> Short problem
Restate the listing that follows word for word, without its pictures.

> Source excerpt
..........

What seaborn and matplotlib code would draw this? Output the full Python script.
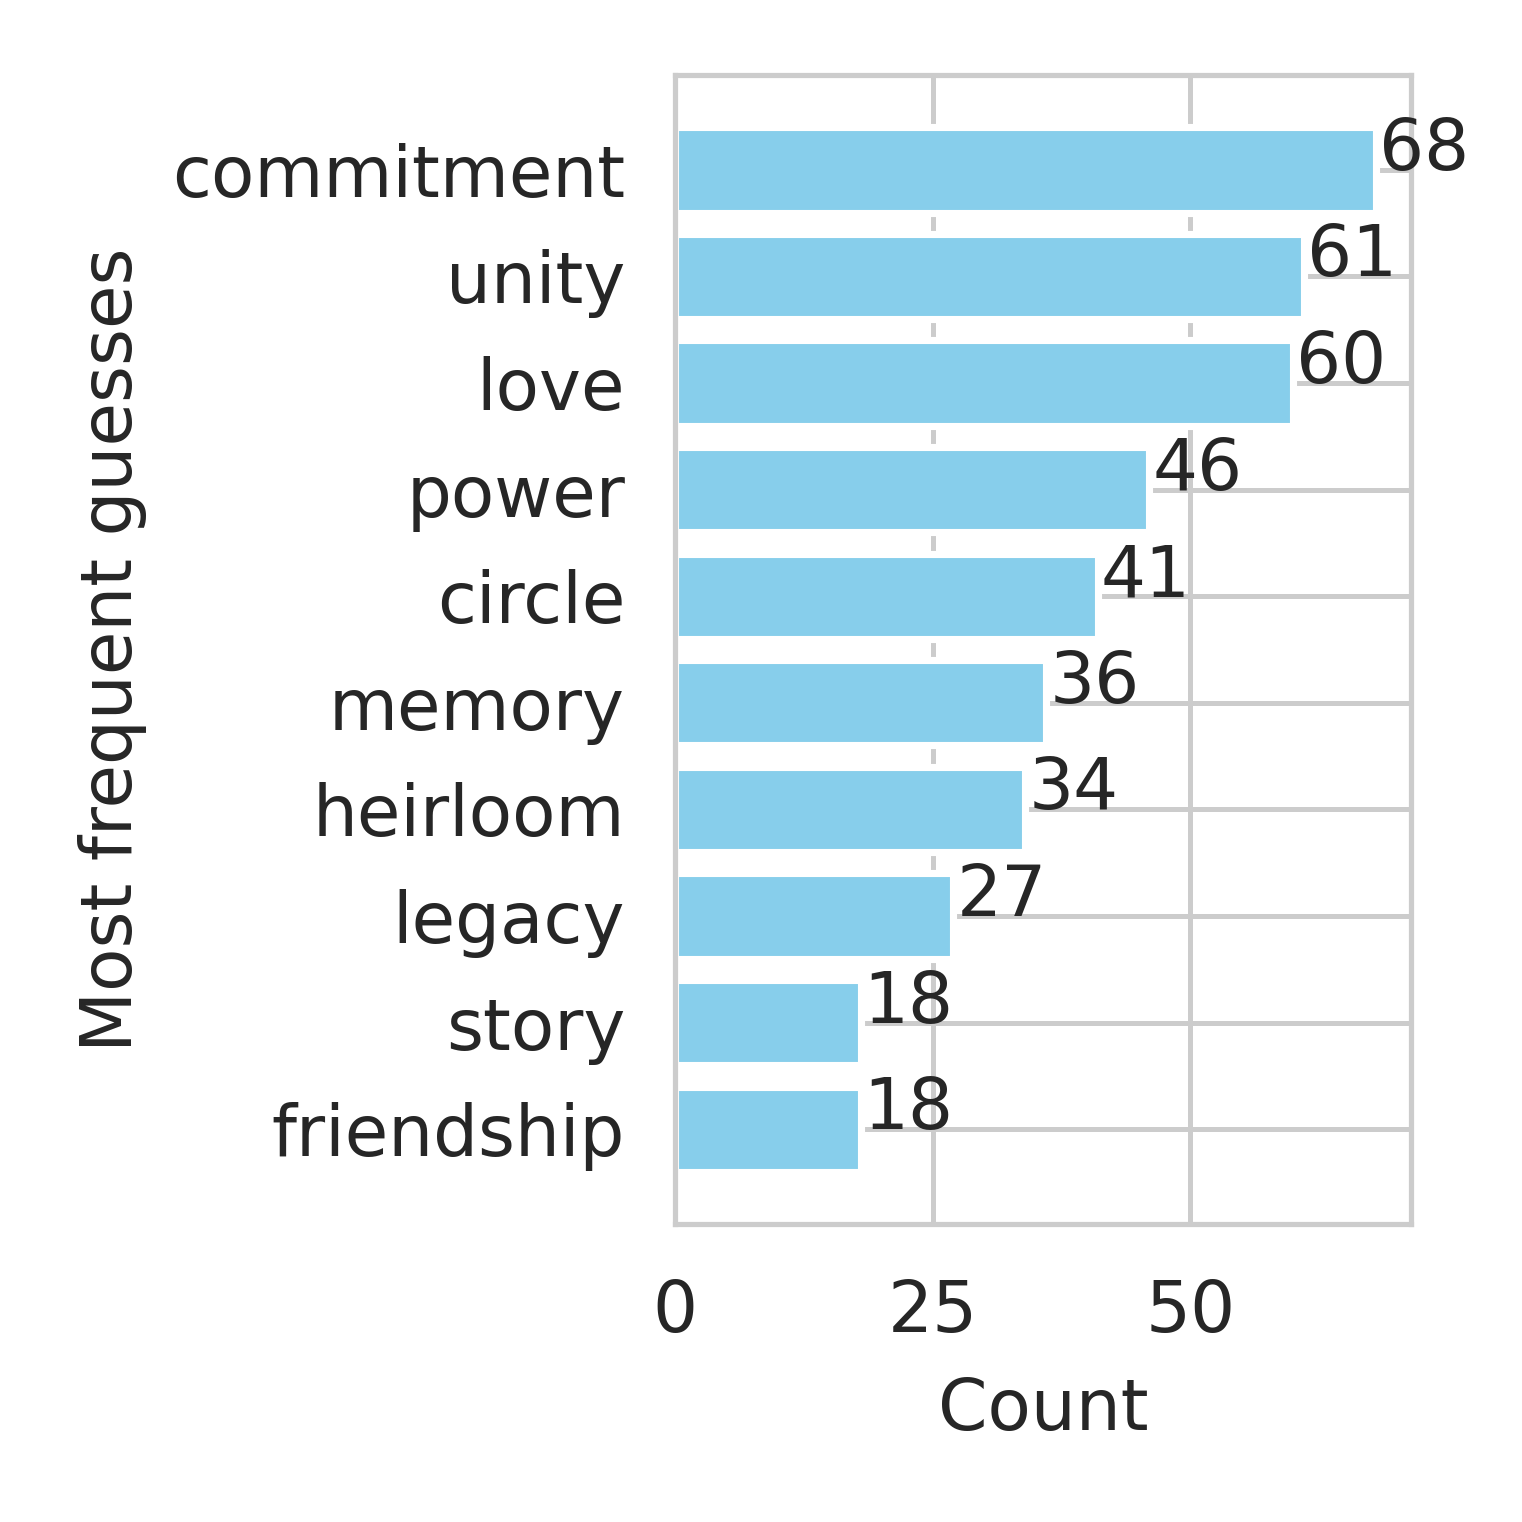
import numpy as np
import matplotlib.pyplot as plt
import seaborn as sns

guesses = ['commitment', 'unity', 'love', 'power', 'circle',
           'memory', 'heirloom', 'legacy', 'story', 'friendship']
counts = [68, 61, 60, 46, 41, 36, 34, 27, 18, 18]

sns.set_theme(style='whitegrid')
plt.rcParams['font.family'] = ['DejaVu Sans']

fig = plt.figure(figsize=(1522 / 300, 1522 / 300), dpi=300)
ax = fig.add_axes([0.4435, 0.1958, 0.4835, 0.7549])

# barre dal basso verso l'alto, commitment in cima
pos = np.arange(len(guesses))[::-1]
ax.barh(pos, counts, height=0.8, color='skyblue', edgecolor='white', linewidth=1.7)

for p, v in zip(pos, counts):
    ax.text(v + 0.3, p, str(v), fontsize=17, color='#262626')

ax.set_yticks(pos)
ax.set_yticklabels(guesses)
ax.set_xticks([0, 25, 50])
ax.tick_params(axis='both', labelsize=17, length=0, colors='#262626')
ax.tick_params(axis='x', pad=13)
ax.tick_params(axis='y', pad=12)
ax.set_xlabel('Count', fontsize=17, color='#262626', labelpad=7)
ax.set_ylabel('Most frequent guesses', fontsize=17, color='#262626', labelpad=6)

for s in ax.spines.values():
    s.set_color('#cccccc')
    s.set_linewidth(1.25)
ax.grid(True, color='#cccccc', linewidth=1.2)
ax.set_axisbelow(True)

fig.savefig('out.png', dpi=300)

..........

> Expected answer
What seaborn and matplotlib code would draw this? Output the full Python script.
import numpy as np
import matplotlib.pyplot as plt
import seaborn as sns

guesses = ['commitment', 'unity', 'love', 'power', 'circle',
           'memory', 'heirloom', 'legacy', 'story', 'friendship']
counts = [68, 61, 60, 46, 41, 36, 34, 27, 18, 18]

sns.set_theme(style='whitegrid')
plt.rcParams['font.family'] = ['DejaVu Sans']

fig = plt.figure(figsize=(1522 / 300, 1522 / 300), dpi=300)
ax = fig.add_axes([0.4435, 0.1958, 0.4835, 0.7549])

# barre dal basso verso l'alto, commitment in cima
pos = np.arange(len(guesses))[::-1]
ax.barh(pos, counts, height=0.8, color='skyblue', edgecolor='white', linewidth=1.7)

for p, v in zip(pos, counts):
    ax.text(v + 0.3, p, str(v), fontsize=17, color='#262626')

ax.set_yticks(pos)
ax.set_yticklabels(guesses)
ax.set_xticks([0, 25, 50])
ax.tick_params(axis='both', labelsize=17, length=0, colors='#262626')
ax.tick_params(axis='x', pad=13)
ax.tick_params(axis='y', pad=12)
ax.set_xlabel('Count', fontsize=17, color='#262626', labelpad=7)
ax.set_ylabel('Most frequent guesses', fontsize=17, color='#262626', labelpad=6)

for s in ax.spines.values():
    s.set_color('#cccccc')
    s.set_linewidth(1.25)
ax.grid(True, color='#cccccc', linewidth=1.2)
ax.set_axisbelow(True)

fig.savefig('out.png', dpi=300)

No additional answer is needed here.